-- begin Provided data --

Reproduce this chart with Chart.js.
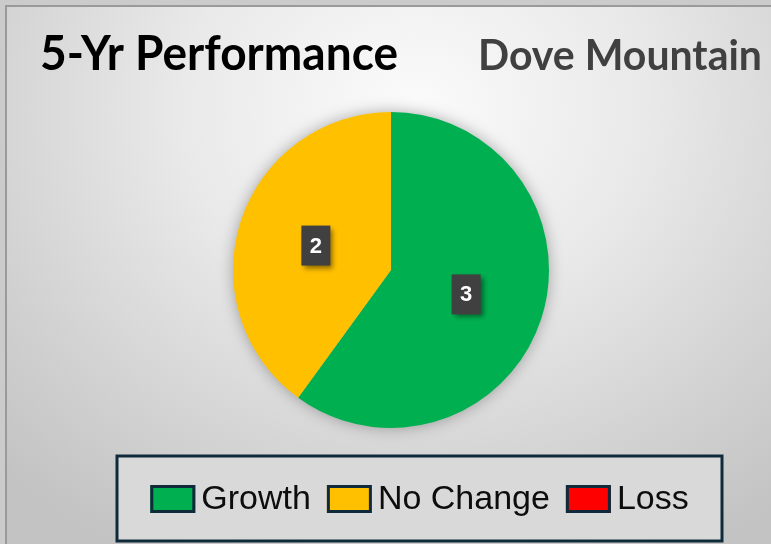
<!DOCTYPE html>
<html>
<head>
<meta charset="utf-8">
<title>5-Yr Performance - Dove Mountain</title>
<script src="https://cdn.jsdelivr.net/npm/chart.js@4/dist/chart.umd.min.js"></script>
<style>
  html, body {
    margin: 0;
    padding: 0;
    width: 771px;
    height: 544px;
    overflow: hidden;
    background: #cbcbcb;
  }
  #frame {
    position: absolute;
    left: 5px;
    top: 5px;
    width: 780px;
    height: 560px;
    border-left: 2px solid #9a9a9a;
    border-top: 2px solid #9a9a9a;
    background: radial-gradient(ellipse 75% 90% at 52% 18%, #fbfbfb 0%, #e9e9e9 40%, #d2d2d2 75%, #c3c3c3 100%);
  }
  #chart-wrap {
    position: absolute;
    left: 0;
    top: 0;
    width: 771px;
    height: 544px;
  }
</style>
</head>
<body>
<div id="frame"></div>
<div id="chart-wrap"><canvas id="perfChart" width="771" height="544"></canvas></div>
<script>
// Chart data
const categories = ['Growth', 'No Change', 'Loss'];
const counts = [3, 2, 0];
const sliceColors = ['#00B050', '#FFC000', '#FF0000'];
const chartTitle = '5-Yr Performance';
const areaName = 'Dove Mountain';

const NAVY = '#0f2a3b';

// Soft halo under the whole pie, drawn before the slices
const pieShadow = {
    id: 'pieShadow',
    beforeDatasetsDraw(chart) {
        const arc = chart.getDatasetMeta(0).data[0];
        if (!arc) return;
        const ctx = chart.ctx;
        ctx.save();
        ctx.shadowColor = 'rgba(0, 0, 0, 0.35)';
        ctx.shadowBlur = 16;
        ctx.fillStyle = '#bdbdbd';
        ctx.beginPath();
        ctx.arc(arc.x, arc.y, arc.outerRadius - 1, 0, Math.PI * 2);
        ctx.fill();
        ctx.restore();
    }
};

// Dark value boxes in the middle of each slice
const valueBoxes = {
    id: 'valueBoxes',
    afterDatasetsDraw(chart) {
        const ctx = chart.ctx;
        const meta = chart.getDatasetMeta(0);
        const values = chart.data.datasets[0].data;
        meta.data.forEach((arc, i) => {
            if (!values[i]) return;
            const pos = arc.tooltipPosition();
            const w = 29, h = 40;
            ctx.save();
            ctx.shadowColor = 'rgba(0, 0, 0, 0.45)';
            ctx.shadowBlur = 5;
            ctx.shadowOffsetX = 3;
            ctx.shadowOffsetY = 3;
            ctx.fillStyle = '#404040';
            ctx.fillRect(pos.x - w / 2, pos.y - h / 2, w, h);
            ctx.restore();

            ctx.save();
            ctx.fillStyle = '#ffffff';
            ctx.font = 'bold 22px "Liberation Sans", Arial, sans-serif';
            ctx.textAlign = 'center';
            ctx.textBaseline = 'middle';
            ctx.fillText(String(values[i]), pos.x, pos.y + 1);
            ctx.restore();
        });
    }
};

// Draws text squeezed to a fixed width, left-aligned at x
function fitText(ctx, text, x, y, width) {
    const natural = ctx.measureText(text).width;
    ctx.save();
    ctx.translate(x, y);
    ctx.scale(width / natural, 1);
    ctx.fillText(text, 0, 0);
    ctx.restore();
}

// Header texts
const headers = {
    id: 'headers',
    afterDraw(chart) {
        const ctx = chart.ctx;
        ctx.save();
        ctx.textBaseline = 'alphabetic';
        ctx.textAlign = 'left';
        ctx.font = 'bold 47px Lato, "Liberation Sans", sans-serif';
        ctx.fillStyle = '#000000';
        fitText(ctx, chartTitle, 40, 70, 358);
        ctx.font = 'bold 42px Lato, "Liberation Sans", sans-serif';
        ctx.fillStyle = '#404040';
        fitText(ctx, areaName, 478, 70, 284);
        ctx.restore();
    }
};

// Boxed legend along the bottom
const boxedLegend = {
    id: 'boxedLegend',
    afterDraw(chart) {
        const ctx = chart.ctx;
        const box = { left: 117, top: 456, right: 722, bottom: 541 };
        ctx.save();
        ctx.fillStyle = '#d9d9d9';
        ctx.fillRect(box.left, box.top, box.right - box.left, box.bottom - box.top);
        ctx.lineWidth = 3;
        ctx.strokeStyle = NAVY;
        ctx.strokeRect(box.left, box.top, box.right - box.left, box.bottom - box.top);

        ctx.font = '34px "Liberation Sans", Arial, sans-serif';
        ctx.textBaseline = 'middle';
        ctx.textAlign = 'left';
        const swW = 45, swH = 28, textGap = 6, itemGap = 16;
        const colors = chart.data.datasets[0].backgroundColor;
        const widths = chart.data.labels.map(l => ctx.measureText(l).width);
        const total = widths.reduce((a, w) => a + swW + textGap + w, 0) + itemGap * (widths.length - 1);
        let x = (box.left + box.right) / 2 - total / 2;
        const cy = (box.top + box.bottom) / 2 + 0.5;
        chart.data.labels.forEach((label, i) => {
            ctx.fillStyle = colors[i];
            ctx.fillRect(x, cy - swH / 2, swW, swH);
            ctx.strokeStyle = NAVY;
            ctx.lineWidth = 3;
            ctx.strokeRect(x + 1.5, cy - swH / 2 + 1.5, swW - 3, swH - 3);
            ctx.fillStyle = '#0d0d0d';
            ctx.fillText(label, x + swW + textGap, cy + 1);
            x += swW + textGap + widths[i] + itemGap;
        });
        ctx.restore();
    }
};

const ctx = document.getElementById('perfChart').getContext('2d');
new Chart(ctx, {
    type: 'pie',
    data: {
        labels: categories,
        datasets: [{
            data: counts,
            backgroundColor: sliceColors,
            borderWidth: 0,
            radius: 158
        }]
    },
    options: {
        responsive: false,
        animation: false,
        layout: {
            padding: { left: 11, top: 0, right: 0, bottom: 4 }
        },
        plugins: {
            legend: { display: false },
            title: { display: false },
            tooltip: { enabled: false }
        }
    },
    plugins: [pieShadow, valueBoxes, headers, boxedLegend]
});
</script>
</body>
</html>
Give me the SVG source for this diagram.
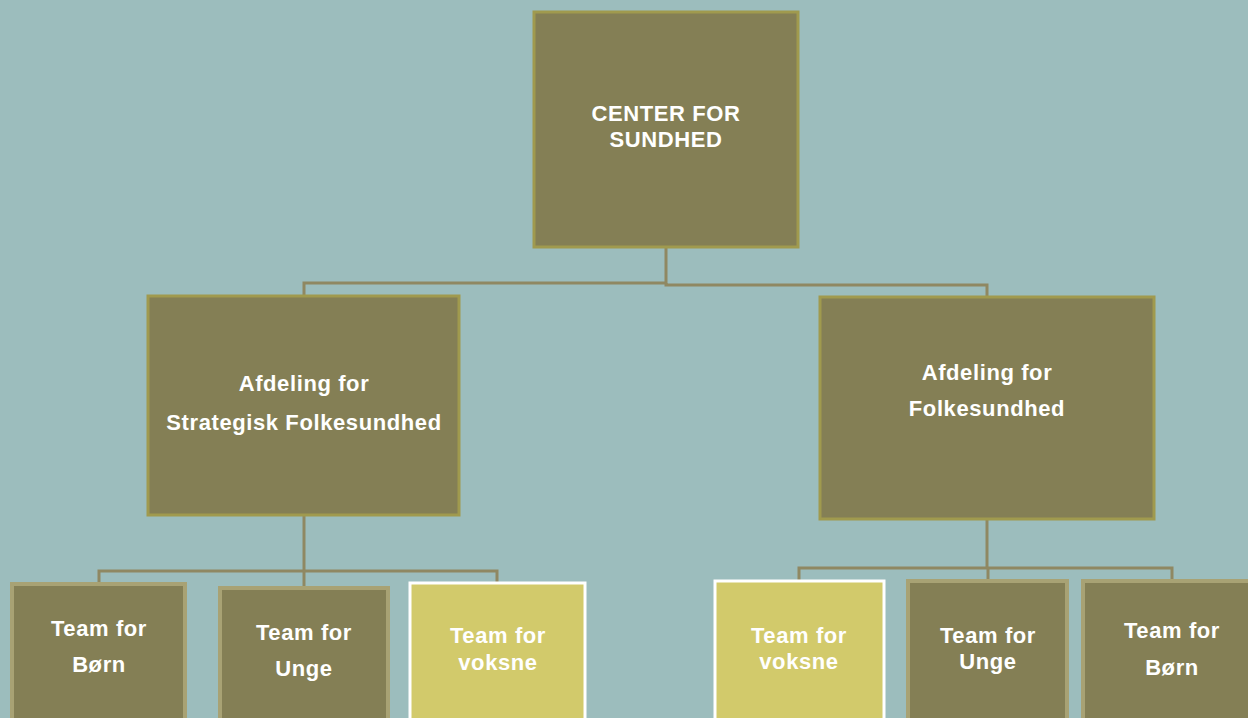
<svg xmlns="http://www.w3.org/2000/svg" width="1248" height="718" viewBox="0 0 1248 718">
<style>
.bg{fill:#9CBDBD}
.top{fill:#847F55;stroke:#A09A4E;stroke-width:3}
.team{fill:#847F55;stroke:#A8A274;stroke-width:4}
.hl{fill:#D2CA6B;stroke:#FFFFFF;stroke-width:3}
.con{fill:none;stroke:#8F8862;stroke-width:3}
text{font-family:"Liberation Sans",Arial,sans-serif;font-weight:bold;font-size:22px;fill:#FFFFFF;text-anchor:middle;letter-spacing:0.6px}
</style>
<rect class="bg" x="0" y="0" width="1248" height="718"/>
<g id="connectors">
<path class="con" d="M666 247 V283 H304 V296"/>
<path class="con" d="M666 283 V285 H987 V297"/>
<path class="con" d="M304 515 V571"/>
<path class="con" d="M99 584 V571 H497 V583"/>
<path class="con" d="M304 571 V588"/>
<path class="con" d="M987 519 V568"/>
<path class="con" d="M799 581 V568 H1172 V581"/>
<path class="con" d="M988 568 V581"/>
</g>
<g id="center">
<rect class="top" x="534" y="12" width="264" height="235"/>
<text x="666" y="121">CENTER FOR</text>
<text x="666" y="147">SUNDHED</text>
</g>
<g id="afd-strategisk">
<rect class="top" x="148" y="296" width="311" height="219"/>
<text x="304" y="391">Afdeling for</text>
<text x="304" y="430">Strategisk Folkesundhed</text>
</g>
<g id="afd-folkesundhed">
<rect class="top" x="820" y="297" width="334" height="222"/>
<text x="987" y="380">Afdeling for</text>
<text x="987" y="416">Folkesundhed</text>
</g>
<g id="l-boern">
<rect class="team" x="12" y="584" width="173" height="140"/>
<text x="99" y="636">Team for</text>
<text x="99" y="672">Børn</text>
</g>
<g id="l-unge">
<rect class="team" x="220" y="588" width="168" height="136"/>
<text x="304" y="640">Team for</text>
<text x="304" y="676">Unge</text>
</g>
<g id="l-voksne">
<rect class="hl" x="410" y="583" width="175" height="140"/>
<text x="498" y="643">Team for</text>
<text x="498" y="670">voksne</text>
</g>
<g id="r-voksne">
<rect class="hl" x="715" y="581" width="169" height="142"/>
<text x="799" y="643">Team for</text>
<text x="799" y="669">voksne</text>
</g>
<g id="r-unge">
<rect class="team" x="908" y="581" width="159" height="143"/>
<text x="988" y="643">Team for</text>
<text x="988" y="669">Unge</text>
</g>
<g id="r-boern">
<rect class="team" x="1083" y="581" width="175" height="143"/>
<text x="1172" y="638">Team for</text>
<text x="1172" y="675">Børn</text>
</g>
</svg>
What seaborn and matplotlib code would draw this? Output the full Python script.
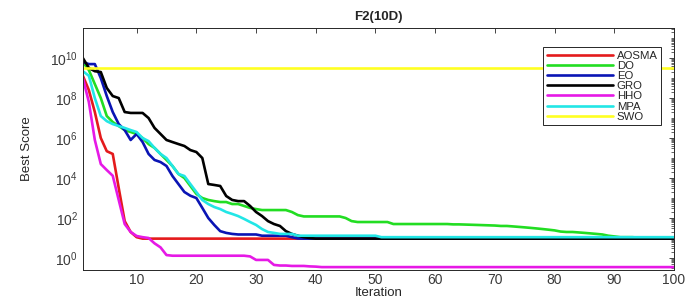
import numpy as np
import pandas as pd
import matplotlib
matplotlib.use("Agg")
import matplotlib.pyplot as plt
import matplotlib.ticker as mticker
import seaborn as sns

# best score per iteration, iterations 1..100
iterations = list(range(1, 101))

aosma = [1.3e9, 2.5e8, 2.0e7, 1.0e6, 2.2e5, 1.6e5, 3.2e3, 70, 20, 11] + [9.3] * 90

do = [6.3e9, 2.5e9, 5e8, 1e8, 1.26e7, 6.3e6, 4e6, 2.5e6, 2e6, 1.6e6,
      1e6, 5e5, 3.2e5, 1.6e5, 8e4, 4e4, 1.6e4, 1e4, 4e3, 1.6e3,
      1e3, 800, 700, 630, 630, 500, 500, 400, 320, 280,
      250, 250, 250, 250, 250, 200, 140, 120, 120, 120,
      120, 120, 120, 120, 100, 70, 63, 63, 63, 63,
      63, 63, 50, 50, 50, 50, 50, 50, 50, 50,
      50, 50, 48, 48, 47, 46, 45, 44, 43, 42,
      40, 40, 38, 36, 34, 32, 30, 28, 26, 24,
      21, 20, 20, 19, 18, 17, 16, 15, 13, 12,
      11, 11, 11, 10.5, 10.5, 10.5, 10.5, 10.5, 10.5, 10.5]

eo = [6.3e9, 5e9, 5e9, 1e9, 1.26e8, 2e7, 5e6, 2.5e6, 8e5, 1.6e6,
      6.3e5, 1.6e5, 8e4, 6.3e4, 4e4, 1.26e4, 5e3, 2e3, 1.3e3, 1e3,
      320, 100, 45, 22, 18, 16, 15, 15, 15, 15,
      13, 13, 13, 13, 13, 11, 9.5, 9.3, 9.3, 9.3] + [9.3] * 60

gro = [1e10, 3.2e9, 2.2e9, 2e9, 3.2e8, 1.26e8, 1e8, 2e7, 1.8e7, 1.8e7,
       1.8e7, 1e7, 3.2e6, 1.6e6, 8e5, 6.3e5, 5e5, 4e5, 2.5e5, 2e5,
       1e5, 5e3, 4.5e3, 4e3, 1.26e3, 800, 700, 700, 400, 200,
       125, 70, 50, 40, 22, 16, 13, 11, 10, 9.3] + [9.3] * 60

hho = [1e9, 6.3e7, 8e5, 5e4, 2.5e4, 1.3e4, 800, 50, 20, 12.6,
       11, 10, 5.4, 3.4, 1.4, 1.3, 1.3, 1.3, 1.3, 1.3,
       1.3, 1.3, 1.3, 1.3, 1.3, 1.3, 1.3, 1.3, 1.2, 0.8,
       0.8, 0.8, 0.45, 0.42, 0.42, 0.4, 0.4, 0.4, 0.38, 0.37] + [0.35] * 60

mpa = [2.2e9, 1.3e9, 1e8, 1.26e7, 7e6, 5e6, 4e6, 3.2e6, 2.5e6, 2e6,
       1e6, 7e5, 3.2e5, 1.6e5, 1e5, 4e4, 1.6e4, 1.26e4, 5e3, 2e3,
       800, 500, 355, 280, 200, 160, 125, 90, 63, 45,
       28, 20, 18, 16, 16, 16, 13, 13, 13, 13,
       13, 13, 13, 13, 13, 13, 13, 13, 13, 13] + [11] * 50

swo = [3.2e9] * 100

names = ["AOSMA", "DO", "EO", "GRO", "HHO", "MPA", "SWO"]
colors = ["#e41a1c", "#22dd22", "#0a14b4", "#000000", "#e619e6", "#22e6e6", "#ffff22"]

df = pd.DataFrame({
    "Iteration": iterations * len(names),
    "Best Score": aosma + do + eo + gro + hho + mpa + swo,
    "Algorithm": [n for n in names for _ in iterations],
})

sns.set_style("white")
plt.rcParams["font.family"] = ["Liberation Sans", "DejaVu Sans"]
plt.rcParams["mathtext.fontset"] = "custom"
plt.rcParams["mathtext.rm"] = "Liberation Sans"
plt.rcParams["mathtext.it"] = "Liberation Sans"

fig = plt.figure(figsize=(6.85, 3.02), dpi=100)
ax = fig.add_axes([0.121, 0.106, 0.863, 0.801])

sns.lineplot(data=df, x="Iteration", y="Best Score", hue="Algorithm",
             hue_order=names, palette=dict(zip(names, colors)),
             linewidth=1.9, ax=ax)

ax.set_yscale("log")
ax.set_xlim(1, 100)
ax.set_ylim(10 ** -0.6, 10 ** 11.5)
ax.set_xticks(range(10, 101, 10))
ax.yaxis.set_major_locator(mticker.FixedLocator([1, 1e2, 1e4, 1e6, 1e8, 1e10]))
ax.yaxis.set_minor_locator(mticker.LogLocator(base=10, subs=np.arange(1, 10), numticks=30))
ax.yaxis.set_minor_formatter(mticker.NullFormatter())
ax.tick_params(which="both", direction="in", top=True, right=True,
               colors="#262626", labelcolor="#3a3a3a", labelsize=10)
ax.tick_params(axis="x", pad=2)
ax.tick_params(which="major", length=3.5, width=0.6)
ax.tick_params(which="minor", length=2, width=0.5)
for s in ax.spines.values():
    s.set_color("#262626")
    s.set_linewidth(0.7)

ax.set_title("F2(10D)", fontsize=9.5, fontweight="bold", pad=6)
ax.set_xlabel("Iteration", fontsize=9.5, labelpad=0)
ax.set_ylabel("Best Score", fontsize=9.5, labelpad=12)

ax.legend(loc="upper right", bbox_to_anchor=(0.988, 0.945), fontsize=8.2,
          handlelength=5.8, labelspacing=0.02, handletextpad=0.35,
          borderpad=0.3, frameon=True, fancybox=False, edgecolor="#262626",
          framealpha=1)
ax.get_legend().get_frame().set_linewidth(0.7)

fig.savefig("out.png", dpi=100)
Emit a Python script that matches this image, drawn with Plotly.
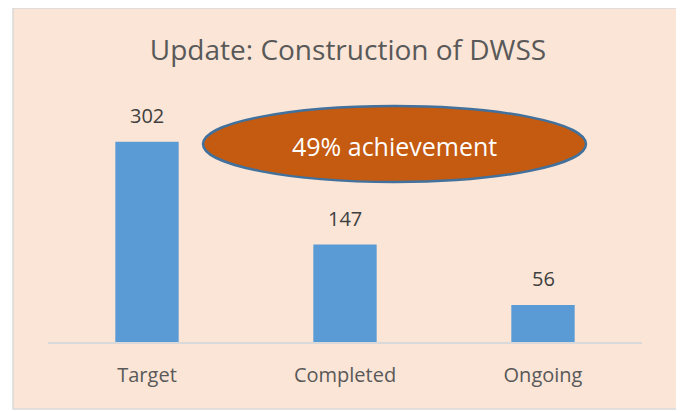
import plotly.graph_objects as go

categories = ["Target", "Completed", "Ongoing"]
values = [302, 147, 56]
title_text = "Update: Construction of DWSS"
callout_text = "49% achievement"

W, H = 684, 411
OFF = 8  # page body margin in the screenshot
L, R, T, B = 40, 50, 102, 77
PW, PH = W - L - R, H - T - B
FONT = "Open Sans, Lato, sans-serif"

def px(x):
    # screenshot pixel x -> paper coordinate
    return (x - OFF - L) / PW

def py(y):
    # screenshot pixel y -> paper coordinate
    return (H - B - (y - OFF)) / PH

fig = go.Figure()
fig.add_trace(go.Bar(
    x=categories, y=values, width=0.32,
    marker=dict(color="#5B9BD5", line=dict(width=0)),
))

shapes = [
    dict(type="rect", xref="paper", yref="paper", layer="below",
         x0=px(13), x1=px(681), y0=py(409), y1=py(8),
         fillcolor="#FBE5D6", line=dict(color="#D9D9D9", width=1.5)),
    dict(type="circle", xref="paper", yref="paper", layer="above",
         x0=px(203), x1=px(586), y0=py(182), y1=py(106),
         fillcolor="#C55A11", line=dict(color="#41719C", width=2.5)),
]

annotations = [dict(text=callout_text, xref="paper", yref="paper",
                    x=px(394), y=py(146), xanchor="center", yanchor="middle",
                    showarrow=False,
                    font=dict(family=FONT, size=25, color="white"))]
for c, v in zip(categories, values):
    annotations.append(dict(text=str(v), x=c, y=v, xref="x", yref="y",
                            xanchor="center", yanchor="middle", yshift=26,
                            showarrow=False,
                            font=dict(family=FONT, size=20, color="#404040")))

fig.update_layout(
    width=W, height=H,
    margin=dict(l=L, r=R, t=T, b=B),
    paper_bgcolor="white",
    plot_bgcolor="rgba(0,0,0,0)",
    showlegend=False,
    shapes=shapes,
    annotations=annotations,
    title=dict(text=title_text, x=px(348), xanchor="center", xref="paper",
               y=1 - (50 - OFF) / H, yanchor="middle",
               font=dict(family=FONT, size=28, color="#595959")),
    xaxis=dict(showline=True, linecolor="#D9D9D9", linewidth=1.5,
               tickfont=dict(family=FONT, size=20, color="#595959"),
               ticks="", showgrid=False, ticklabelstandoff=14),
    yaxis=dict(range=[0, 350], visible=False, showgrid=False, zeroline=False),
)

fig.write_html("out.html")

-- end Provided data --

# To be done
Retype exactly the lines from the one with "What seaborn and" through the one with "11] + [9.3] * 90", both included, and nothing else; leave out the pictures.

# Final result
What seaborn and matplotlib code would draw this? Output the full Python script.
import numpy as np
import pandas as pd
import matplotlib
matplotlib.use("Agg")
import matplotlib.pyplot as plt
import matplotlib.ticker as mticker
import seaborn as sns

# best score per iteration, iterations 1..100
iterations = list(range(1, 101))

aosma = [1.3e9, 2.5e8, 2.0e7, 1.0e6, 2.2e5, 1.6e5, 3.2e3, 70, 20, 11] + [9.3] * 90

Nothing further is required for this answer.